**SHORT EXERCISE**
Pick out the lines below with "script" and list them.
::: RECORDS TO PROCESS
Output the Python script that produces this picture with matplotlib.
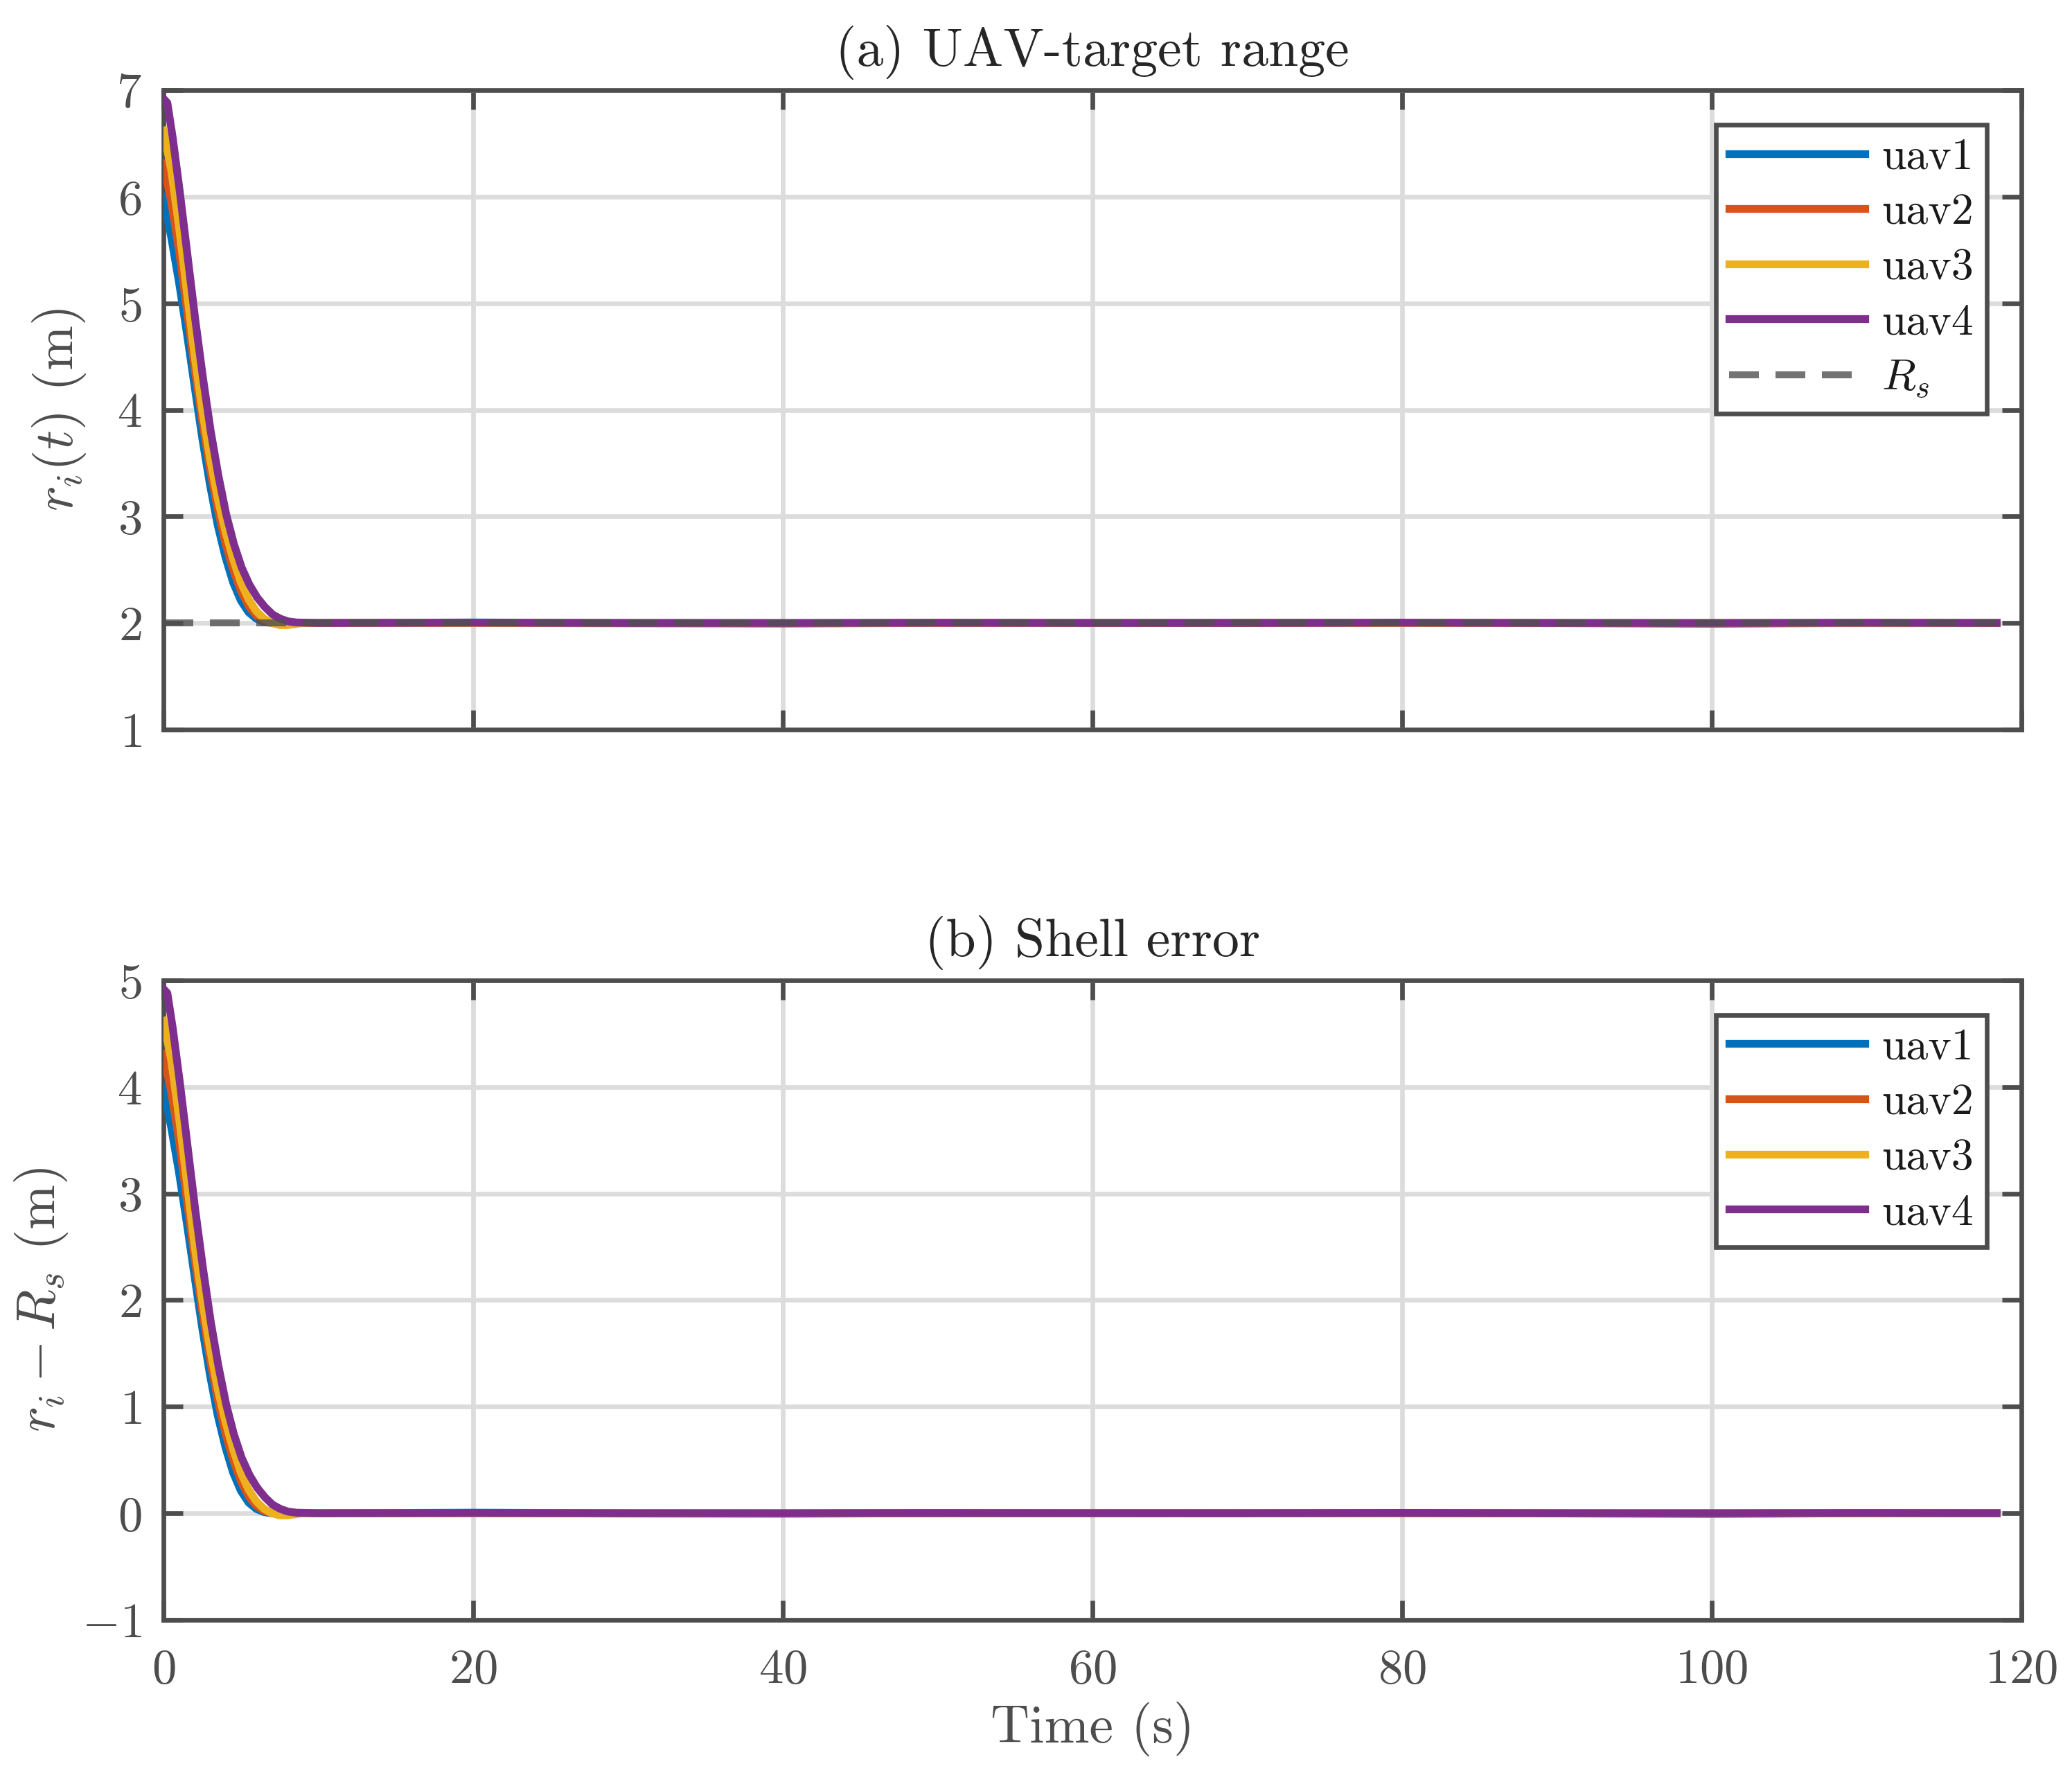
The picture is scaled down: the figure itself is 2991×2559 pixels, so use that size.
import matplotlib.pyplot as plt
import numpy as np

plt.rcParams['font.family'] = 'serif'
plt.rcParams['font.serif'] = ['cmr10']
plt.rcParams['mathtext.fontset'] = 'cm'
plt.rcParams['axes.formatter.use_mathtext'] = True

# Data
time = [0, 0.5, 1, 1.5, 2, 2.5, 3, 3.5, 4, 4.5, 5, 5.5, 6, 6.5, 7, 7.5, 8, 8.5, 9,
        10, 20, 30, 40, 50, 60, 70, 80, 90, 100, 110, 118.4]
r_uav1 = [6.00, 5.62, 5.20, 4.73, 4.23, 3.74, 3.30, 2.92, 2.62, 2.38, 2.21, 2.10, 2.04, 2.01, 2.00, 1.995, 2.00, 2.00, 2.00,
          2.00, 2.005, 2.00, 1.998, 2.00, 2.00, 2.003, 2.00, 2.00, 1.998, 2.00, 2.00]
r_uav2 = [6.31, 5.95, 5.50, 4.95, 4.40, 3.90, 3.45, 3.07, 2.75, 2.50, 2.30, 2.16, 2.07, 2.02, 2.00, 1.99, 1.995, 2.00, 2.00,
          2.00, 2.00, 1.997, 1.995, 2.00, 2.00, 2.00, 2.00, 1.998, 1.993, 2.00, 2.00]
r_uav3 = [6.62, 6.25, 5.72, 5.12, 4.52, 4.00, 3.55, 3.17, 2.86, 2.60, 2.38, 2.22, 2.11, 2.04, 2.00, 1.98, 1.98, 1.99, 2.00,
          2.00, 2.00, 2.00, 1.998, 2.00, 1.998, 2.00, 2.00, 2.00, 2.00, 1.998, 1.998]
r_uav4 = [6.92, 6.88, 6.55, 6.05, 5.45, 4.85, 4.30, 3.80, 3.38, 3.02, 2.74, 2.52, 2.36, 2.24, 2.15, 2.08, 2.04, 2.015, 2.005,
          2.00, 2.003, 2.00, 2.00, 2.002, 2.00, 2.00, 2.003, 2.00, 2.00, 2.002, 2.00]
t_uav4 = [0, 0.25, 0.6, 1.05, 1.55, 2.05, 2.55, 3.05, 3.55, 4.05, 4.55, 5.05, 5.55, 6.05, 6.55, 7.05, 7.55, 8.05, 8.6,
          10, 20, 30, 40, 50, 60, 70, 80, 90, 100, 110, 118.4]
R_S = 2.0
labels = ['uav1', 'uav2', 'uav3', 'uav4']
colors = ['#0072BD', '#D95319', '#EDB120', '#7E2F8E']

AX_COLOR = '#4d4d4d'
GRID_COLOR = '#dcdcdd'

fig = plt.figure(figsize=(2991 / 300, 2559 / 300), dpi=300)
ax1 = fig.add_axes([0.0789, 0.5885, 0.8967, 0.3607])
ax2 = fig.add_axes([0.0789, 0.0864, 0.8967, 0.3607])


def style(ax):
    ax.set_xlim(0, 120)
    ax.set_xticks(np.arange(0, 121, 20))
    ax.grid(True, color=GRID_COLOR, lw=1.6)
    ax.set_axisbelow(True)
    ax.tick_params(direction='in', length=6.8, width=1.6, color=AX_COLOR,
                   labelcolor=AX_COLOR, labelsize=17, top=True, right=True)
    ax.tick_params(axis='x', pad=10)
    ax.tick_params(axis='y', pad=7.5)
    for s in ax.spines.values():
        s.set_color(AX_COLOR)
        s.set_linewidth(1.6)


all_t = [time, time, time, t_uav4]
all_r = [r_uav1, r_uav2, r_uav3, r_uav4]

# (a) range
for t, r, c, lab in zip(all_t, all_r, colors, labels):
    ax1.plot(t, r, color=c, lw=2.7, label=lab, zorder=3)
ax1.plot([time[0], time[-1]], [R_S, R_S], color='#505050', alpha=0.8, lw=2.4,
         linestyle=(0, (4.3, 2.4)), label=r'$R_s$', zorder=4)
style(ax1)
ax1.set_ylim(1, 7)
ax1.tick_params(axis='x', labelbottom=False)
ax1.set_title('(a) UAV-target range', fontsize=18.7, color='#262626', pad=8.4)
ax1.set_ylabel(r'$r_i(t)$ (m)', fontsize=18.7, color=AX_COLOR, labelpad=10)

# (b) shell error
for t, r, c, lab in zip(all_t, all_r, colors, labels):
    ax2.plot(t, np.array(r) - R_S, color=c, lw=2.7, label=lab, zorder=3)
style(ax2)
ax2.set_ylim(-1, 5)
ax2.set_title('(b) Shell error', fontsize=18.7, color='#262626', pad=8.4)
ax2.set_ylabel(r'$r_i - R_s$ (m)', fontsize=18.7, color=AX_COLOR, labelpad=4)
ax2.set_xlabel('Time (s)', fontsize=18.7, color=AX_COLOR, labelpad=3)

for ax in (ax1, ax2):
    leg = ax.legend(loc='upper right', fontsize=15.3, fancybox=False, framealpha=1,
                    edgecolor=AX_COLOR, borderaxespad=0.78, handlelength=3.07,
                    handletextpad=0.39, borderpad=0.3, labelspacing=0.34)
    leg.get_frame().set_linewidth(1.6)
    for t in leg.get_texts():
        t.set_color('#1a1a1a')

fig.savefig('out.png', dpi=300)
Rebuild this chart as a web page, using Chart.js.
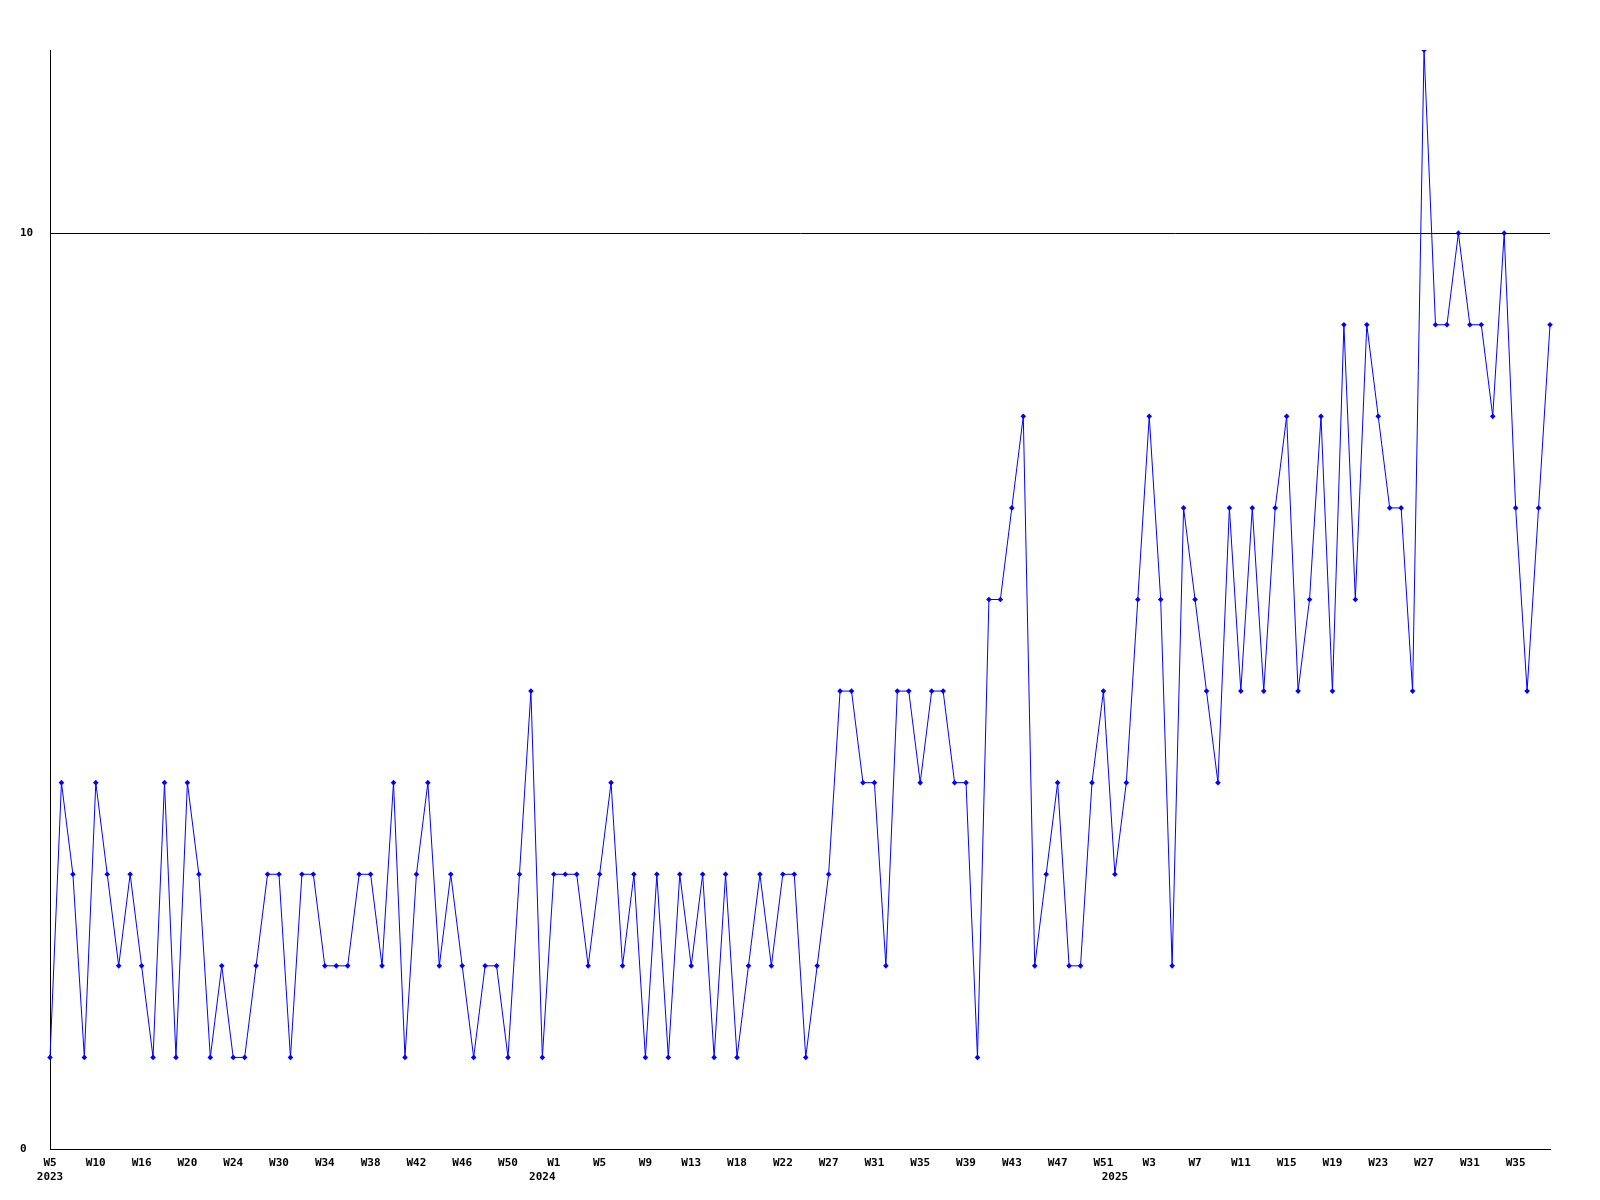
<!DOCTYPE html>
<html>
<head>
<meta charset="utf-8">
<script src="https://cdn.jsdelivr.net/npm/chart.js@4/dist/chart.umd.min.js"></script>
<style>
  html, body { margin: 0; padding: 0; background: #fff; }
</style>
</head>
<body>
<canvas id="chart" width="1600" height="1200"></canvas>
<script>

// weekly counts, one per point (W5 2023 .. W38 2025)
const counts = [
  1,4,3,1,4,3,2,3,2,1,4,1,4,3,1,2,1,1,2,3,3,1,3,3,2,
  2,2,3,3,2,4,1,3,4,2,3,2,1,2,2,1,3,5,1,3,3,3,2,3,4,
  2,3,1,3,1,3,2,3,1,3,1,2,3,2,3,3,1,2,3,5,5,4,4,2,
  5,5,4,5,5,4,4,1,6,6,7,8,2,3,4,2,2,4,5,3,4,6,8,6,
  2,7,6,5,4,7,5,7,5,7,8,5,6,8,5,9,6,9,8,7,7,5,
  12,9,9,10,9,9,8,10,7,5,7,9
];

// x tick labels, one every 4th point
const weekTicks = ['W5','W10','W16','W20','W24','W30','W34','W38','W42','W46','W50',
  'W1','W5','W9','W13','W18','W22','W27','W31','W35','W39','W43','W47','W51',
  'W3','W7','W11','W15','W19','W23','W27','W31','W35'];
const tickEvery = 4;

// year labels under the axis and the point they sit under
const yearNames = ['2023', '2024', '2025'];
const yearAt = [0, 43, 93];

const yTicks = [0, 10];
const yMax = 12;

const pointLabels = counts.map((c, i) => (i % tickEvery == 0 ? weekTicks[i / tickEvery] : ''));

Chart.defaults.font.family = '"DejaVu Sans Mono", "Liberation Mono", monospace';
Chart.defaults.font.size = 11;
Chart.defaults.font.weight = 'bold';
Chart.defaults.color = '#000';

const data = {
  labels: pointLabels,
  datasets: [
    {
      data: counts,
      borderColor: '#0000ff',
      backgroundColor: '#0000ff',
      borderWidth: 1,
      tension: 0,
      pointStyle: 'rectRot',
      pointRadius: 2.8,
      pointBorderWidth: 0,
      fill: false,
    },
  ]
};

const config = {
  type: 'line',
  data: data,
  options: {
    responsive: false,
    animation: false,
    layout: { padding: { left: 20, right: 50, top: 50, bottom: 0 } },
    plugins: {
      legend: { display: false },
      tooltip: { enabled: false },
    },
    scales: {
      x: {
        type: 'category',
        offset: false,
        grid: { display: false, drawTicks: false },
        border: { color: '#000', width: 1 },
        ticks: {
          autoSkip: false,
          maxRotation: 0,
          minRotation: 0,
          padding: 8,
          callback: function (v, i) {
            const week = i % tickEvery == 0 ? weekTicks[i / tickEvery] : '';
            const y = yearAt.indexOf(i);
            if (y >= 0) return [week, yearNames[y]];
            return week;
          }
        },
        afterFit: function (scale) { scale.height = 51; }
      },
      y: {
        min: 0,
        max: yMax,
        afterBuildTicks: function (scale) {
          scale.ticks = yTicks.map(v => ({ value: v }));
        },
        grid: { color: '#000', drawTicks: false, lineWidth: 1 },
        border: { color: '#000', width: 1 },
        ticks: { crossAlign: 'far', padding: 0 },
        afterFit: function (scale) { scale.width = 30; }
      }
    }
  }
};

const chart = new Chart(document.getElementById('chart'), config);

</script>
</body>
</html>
::::::
**TASK RESULT**
Output the Python script that produces this picture with matplotlib.
<script src="https://cdn.jsdelivr.net/npm/chart.js@4/dist/chart.umd.min.js"></script>
<script>
</script>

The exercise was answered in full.